Task objective: Every line below is to be copied exactly, with the pictures left out.

Given information:
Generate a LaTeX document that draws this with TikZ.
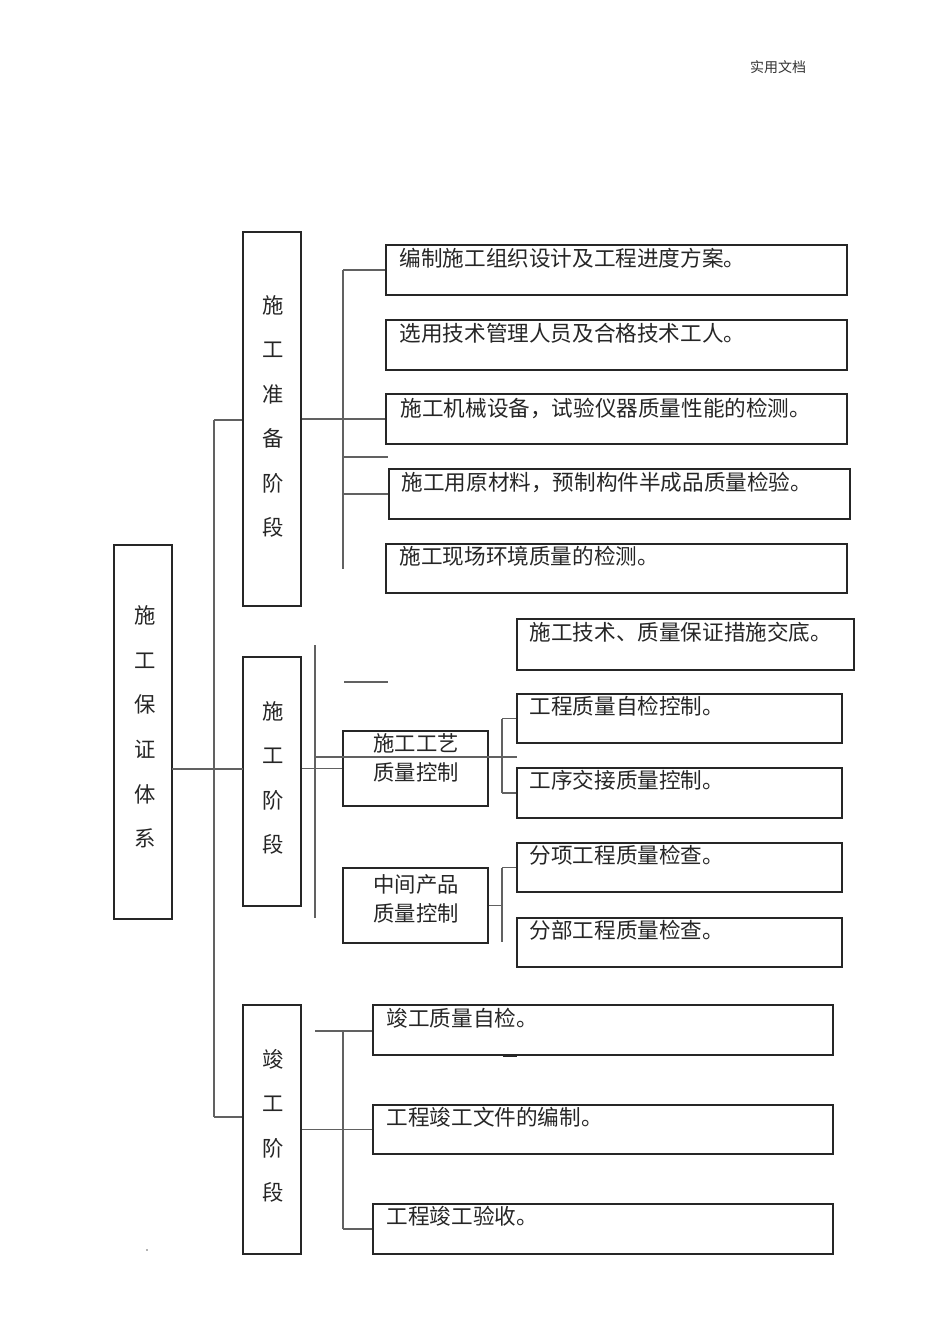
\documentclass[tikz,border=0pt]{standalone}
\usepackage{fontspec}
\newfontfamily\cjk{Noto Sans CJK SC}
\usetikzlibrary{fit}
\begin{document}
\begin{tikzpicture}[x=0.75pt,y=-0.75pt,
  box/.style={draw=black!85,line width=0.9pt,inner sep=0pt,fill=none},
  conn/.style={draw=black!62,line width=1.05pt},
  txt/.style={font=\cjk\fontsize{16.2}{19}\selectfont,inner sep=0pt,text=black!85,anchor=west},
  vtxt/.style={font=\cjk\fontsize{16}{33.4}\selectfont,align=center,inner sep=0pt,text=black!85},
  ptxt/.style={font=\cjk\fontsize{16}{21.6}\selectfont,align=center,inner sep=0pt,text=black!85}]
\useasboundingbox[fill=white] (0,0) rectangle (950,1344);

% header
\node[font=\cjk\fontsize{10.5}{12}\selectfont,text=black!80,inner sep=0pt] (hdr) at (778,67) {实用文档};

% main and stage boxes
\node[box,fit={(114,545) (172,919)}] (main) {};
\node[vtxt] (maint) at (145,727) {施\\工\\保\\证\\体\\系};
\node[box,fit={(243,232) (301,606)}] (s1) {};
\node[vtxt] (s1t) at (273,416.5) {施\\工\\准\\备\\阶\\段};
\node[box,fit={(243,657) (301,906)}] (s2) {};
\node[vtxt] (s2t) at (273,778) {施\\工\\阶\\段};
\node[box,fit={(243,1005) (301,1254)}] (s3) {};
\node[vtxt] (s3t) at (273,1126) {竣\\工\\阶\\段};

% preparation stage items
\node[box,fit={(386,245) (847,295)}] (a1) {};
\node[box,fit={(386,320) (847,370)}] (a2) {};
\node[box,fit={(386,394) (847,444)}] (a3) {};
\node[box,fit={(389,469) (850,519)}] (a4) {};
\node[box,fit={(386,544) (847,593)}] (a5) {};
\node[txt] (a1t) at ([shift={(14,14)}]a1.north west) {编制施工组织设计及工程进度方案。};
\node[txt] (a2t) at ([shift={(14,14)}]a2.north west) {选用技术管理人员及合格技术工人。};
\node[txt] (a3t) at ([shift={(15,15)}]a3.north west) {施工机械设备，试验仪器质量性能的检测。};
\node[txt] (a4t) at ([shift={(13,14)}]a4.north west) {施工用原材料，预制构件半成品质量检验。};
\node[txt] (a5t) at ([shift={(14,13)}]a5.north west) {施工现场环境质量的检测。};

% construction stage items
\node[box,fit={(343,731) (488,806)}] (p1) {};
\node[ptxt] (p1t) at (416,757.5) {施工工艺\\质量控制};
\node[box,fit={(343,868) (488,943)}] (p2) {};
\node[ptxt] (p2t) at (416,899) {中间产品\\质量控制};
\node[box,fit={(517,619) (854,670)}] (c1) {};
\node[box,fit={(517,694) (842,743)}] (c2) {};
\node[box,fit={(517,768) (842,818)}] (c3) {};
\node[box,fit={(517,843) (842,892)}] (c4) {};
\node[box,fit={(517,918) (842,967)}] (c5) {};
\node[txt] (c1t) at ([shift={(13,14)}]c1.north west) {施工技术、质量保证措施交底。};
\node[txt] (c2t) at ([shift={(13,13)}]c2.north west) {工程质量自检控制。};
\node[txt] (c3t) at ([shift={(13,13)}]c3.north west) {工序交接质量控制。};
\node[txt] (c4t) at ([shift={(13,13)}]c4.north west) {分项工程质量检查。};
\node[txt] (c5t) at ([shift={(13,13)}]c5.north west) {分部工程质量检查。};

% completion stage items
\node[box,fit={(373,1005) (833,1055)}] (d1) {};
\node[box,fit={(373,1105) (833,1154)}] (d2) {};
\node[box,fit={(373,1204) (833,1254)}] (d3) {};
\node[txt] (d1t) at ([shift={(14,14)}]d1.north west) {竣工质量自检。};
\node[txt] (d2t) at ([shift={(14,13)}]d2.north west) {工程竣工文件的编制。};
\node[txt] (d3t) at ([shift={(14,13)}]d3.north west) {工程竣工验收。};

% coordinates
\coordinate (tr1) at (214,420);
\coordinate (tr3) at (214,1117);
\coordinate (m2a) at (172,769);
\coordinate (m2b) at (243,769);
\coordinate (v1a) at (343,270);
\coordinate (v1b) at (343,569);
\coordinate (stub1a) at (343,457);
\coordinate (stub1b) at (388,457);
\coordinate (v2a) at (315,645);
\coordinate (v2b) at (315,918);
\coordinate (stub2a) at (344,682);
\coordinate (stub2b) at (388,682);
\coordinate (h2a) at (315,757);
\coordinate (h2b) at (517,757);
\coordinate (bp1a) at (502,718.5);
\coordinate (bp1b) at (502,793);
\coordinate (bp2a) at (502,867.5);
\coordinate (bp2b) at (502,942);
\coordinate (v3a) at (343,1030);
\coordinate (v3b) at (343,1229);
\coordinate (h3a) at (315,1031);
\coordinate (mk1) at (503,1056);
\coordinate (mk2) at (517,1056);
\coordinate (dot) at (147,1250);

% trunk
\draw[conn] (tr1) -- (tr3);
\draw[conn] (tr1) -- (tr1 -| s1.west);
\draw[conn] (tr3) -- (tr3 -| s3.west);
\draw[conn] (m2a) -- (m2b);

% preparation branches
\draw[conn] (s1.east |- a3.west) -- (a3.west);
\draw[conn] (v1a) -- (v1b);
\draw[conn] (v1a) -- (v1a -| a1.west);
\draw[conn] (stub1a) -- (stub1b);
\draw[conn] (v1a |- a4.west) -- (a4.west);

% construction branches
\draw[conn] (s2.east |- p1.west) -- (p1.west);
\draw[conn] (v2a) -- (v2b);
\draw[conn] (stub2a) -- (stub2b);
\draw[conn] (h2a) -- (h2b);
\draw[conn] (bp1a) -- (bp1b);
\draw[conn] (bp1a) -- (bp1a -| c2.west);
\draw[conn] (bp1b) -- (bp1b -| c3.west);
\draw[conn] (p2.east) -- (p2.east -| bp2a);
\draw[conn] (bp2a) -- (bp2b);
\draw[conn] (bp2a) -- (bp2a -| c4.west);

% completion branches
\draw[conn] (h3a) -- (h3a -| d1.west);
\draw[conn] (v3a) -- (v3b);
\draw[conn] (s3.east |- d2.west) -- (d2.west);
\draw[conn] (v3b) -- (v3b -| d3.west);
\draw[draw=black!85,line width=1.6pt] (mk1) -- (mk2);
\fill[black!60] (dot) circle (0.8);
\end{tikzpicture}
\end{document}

Output for this task:
Generate a LaTeX document that draws this with TikZ.
\documentclass[tikz,border=0pt]{standalone}
\usepackage{fontspec}
\newfontfamily\cjk{Noto Sans CJK SC}
\usetikzlibrary{fit}
\begin{document}
\begin{tikzpicture}[x=0.75pt,y=-0.75pt,
  box/.style={draw=black!85,line width=0.9pt,inner sep=0pt,fill=none},
  conn/.style={draw=black!62,line width=1.05pt},
  txt/.style={font=\cjk\fontsize{16.2}{19}\selectfont,inner sep=0pt,text=black!85,anchor=west},
  vtxt/.style={font=\cjk\fontsize{16}{33.4}\selectfont,align=center,inner sep=0pt,text=black!85},
  ptxt/.style={font=\cjk\fontsize{16}{21.6}\selectfont,align=center,inner sep=0pt,text=black!85}]
\useasboundingbox[fill=white] (0,0) rectangle (950,1344);

% header
\node[font=\cjk\fontsize{10.5}{12}\selectfont,text=black!80,inner sep=0pt] (hdr) at (778,67) {实用文档};

% main and stage boxes
\node[box,fit={(114,545) (172,919)}] (main) {};
\node[vtxt] (maint) at (145,727) {施\\工\\保\\证\\体\\系};
\node[box,fit={(243,232) (301,606)}] (s1) {};
\node[vtxt] (s1t) at (273,416.5) {施\\工\\准\\备\\阶\\段};
\node[box,fit={(243,657) (301,906)}] (s2) {};
\node[vtxt] (s2t) at (273,778) {施\\工\\阶\\段};
\node[box,fit={(243,1005) (301,1254)}] (s3) {};
\node[vtxt] (s3t) at (273,1126) {竣\\工\\阶\\段};

% preparation stage items
\node[box,fit={(386,245) (847,295)}] (a1) {};
\node[box,fit={(386,320) (847,370)}] (a2) {};
\node[box,fit={(386,394) (847,444)}] (a3) {};
\node[box,fit={(389,469) (850,519)}] (a4) {};
\node[box,fit={(386,544) (847,593)}] (a5) {};
\node[txt] (a1t) at ([shift={(14,14)}]a1.north west) {编制施工组织设计及工程进度方案。};
\node[txt] (a2t) at ([shift={(14,14)}]a2.north west) {选用技术管理人员及合格技术工人。};
\node[txt] (a3t) at ([shift={(15,15)}]a3.north west) {施工机械设备，试验仪器质量性能的检测。};
\node[txt] (a4t) at ([shift={(13,14)}]a4.north west) {施工用原材料，预制构件半成品质量检验。};
\node[txt] (a5t) at ([shift={(14,13)}]a5.north west) {施工现场环境质量的检测。};

% construction stage items
\node[box,fit={(343,731) (488,806)}] (p1) {};
\node[ptxt] (p1t) at (416,757.5) {施工工艺\\质量控制};
\node[box,fit={(343,868) (488,943)}] (p2) {};
\node[ptxt] (p2t) at (416,899) {中间产品\\质量控制};
\node[box,fit={(517,619) (854,670)}] (c1) {};
\node[box,fit={(517,694) (842,743)}] (c2) {};
\node[box,fit={(517,768) (842,818)}] (c3) {};
\node[box,fit={(517,843) (842,892)}] (c4) {};
\node[box,fit={(517,918) (842,967)}] (c5) {};
\node[txt] (c1t) at ([shift={(13,14)}]c1.north west) {施工技术、质量保证措施交底。};
\node[txt] (c2t) at ([shift={(13,13)}]c2.north west) {工程质量自检控制。};
\node[txt] (c3t) at ([shift={(13,13)}]c3.north west) {工序交接质量控制。};
\node[txt] (c4t) at ([shift={(13,13)}]c4.north west) {分项工程质量检查。};
\node[txt] (c5t) at ([shift={(13,13)}]c5.north west) {分部工程质量检查。};

% completion stage items
\node[box,fit={(373,1005) (833,1055)}] (d1) {};
\node[box,fit={(373,1105) (833,1154)}] (d2) {};
\node[box,fit={(373,1204) (833,1254)}] (d3) {};
\node[txt] (d1t) at ([shift={(14,14)}]d1.north west) {竣工质量自检。};
\node[txt] (d2t) at ([shift={(14,13)}]d2.north west) {工程竣工文件的编制。};
\node[txt] (d3t) at ([shift={(14,13)}]d3.north west) {工程竣工验收。};

% coordinates
\coordinate (tr1) at (214,420);
\coordinate (tr3) at (214,1117);
\coordinate (m2a) at (172,769);
\coordinate (m2b) at (243,769);
\coordinate (v1a) at (343,270);
\coordinate (v1b) at (343,569);
\coordinate (stub1a) at (343,457);
\coordinate (stub1b) at (388,457);
\coordinate (v2a) at (315,645);
\coordinate (v2b) at (315,918);
\coordinate (stub2a) at (344,682);
\coordinate (stub2b) at (388,682);
\coordinate (h2a) at (315,757);
\coordinate (h2b) at (517,757);
\coordinate (bp1a) at (502,718.5);
\coordinate (bp1b) at (502,793);
\coordinate (bp2a) at (502,867.5);
\coordinate (bp2b) at (502,942);
\coordinate (v3a) at (343,1030);
\coordinate (v3b) at (343,1229);
\coordinate (h3a) at (315,1031);
\coordinate (mk1) at (503,1056);
\coordinate (mk2) at (517,1056);
\coordinate (dot) at (147,1250);

% trunk
\draw[conn] (tr1) -- (tr3);
\draw[conn] (tr1) -- (tr1 -| s1.west);
\draw[conn] (tr3) -- (tr3 -| s3.west);
\draw[conn] (m2a) -- (m2b);

% preparation branches
\draw[conn] (s1.east |- a3.west) -- (a3.west);
\draw[conn] (v1a) -- (v1b);
\draw[conn] (v1a) -- (v1a -| a1.west);
\draw[conn] (stub1a) -- (stub1b);
\draw[conn] (v1a |- a4.west) -- (a4.west);

% construction branches
\draw[conn] (s2.east |- p1.west) -- (p1.west);
\draw[conn] (v2a) -- (v2b);
\draw[conn] (stub2a) -- (stub2b);
\draw[conn] (h2a) -- (h2b);
\draw[conn] (bp1a) -- (bp1b);
\draw[conn] (bp1a) -- (bp1a -| c2.west);
\draw[conn] (bp1b) -- (bp1b -| c3.west);
\draw[conn] (p2.east) -- (p2.east -| bp2a);
\draw[conn] (bp2a) -- (bp2b);
\draw[conn] (bp2a) -- (bp2a -| c4.west);

% completion branches
\draw[conn] (h3a) -- (h3a -| d1.west);
\draw[conn] (v3a) -- (v3b);
\draw[conn] (s3.east |- d2.west) -- (d2.west);
\draw[conn] (v3b) -- (v3b -| d3.west);
\draw[draw=black!85,line width=1.6pt] (mk1) -- (mk2);
\fill[black!60] (dot) circle (0.8);
\end{tikzpicture}
\end{document}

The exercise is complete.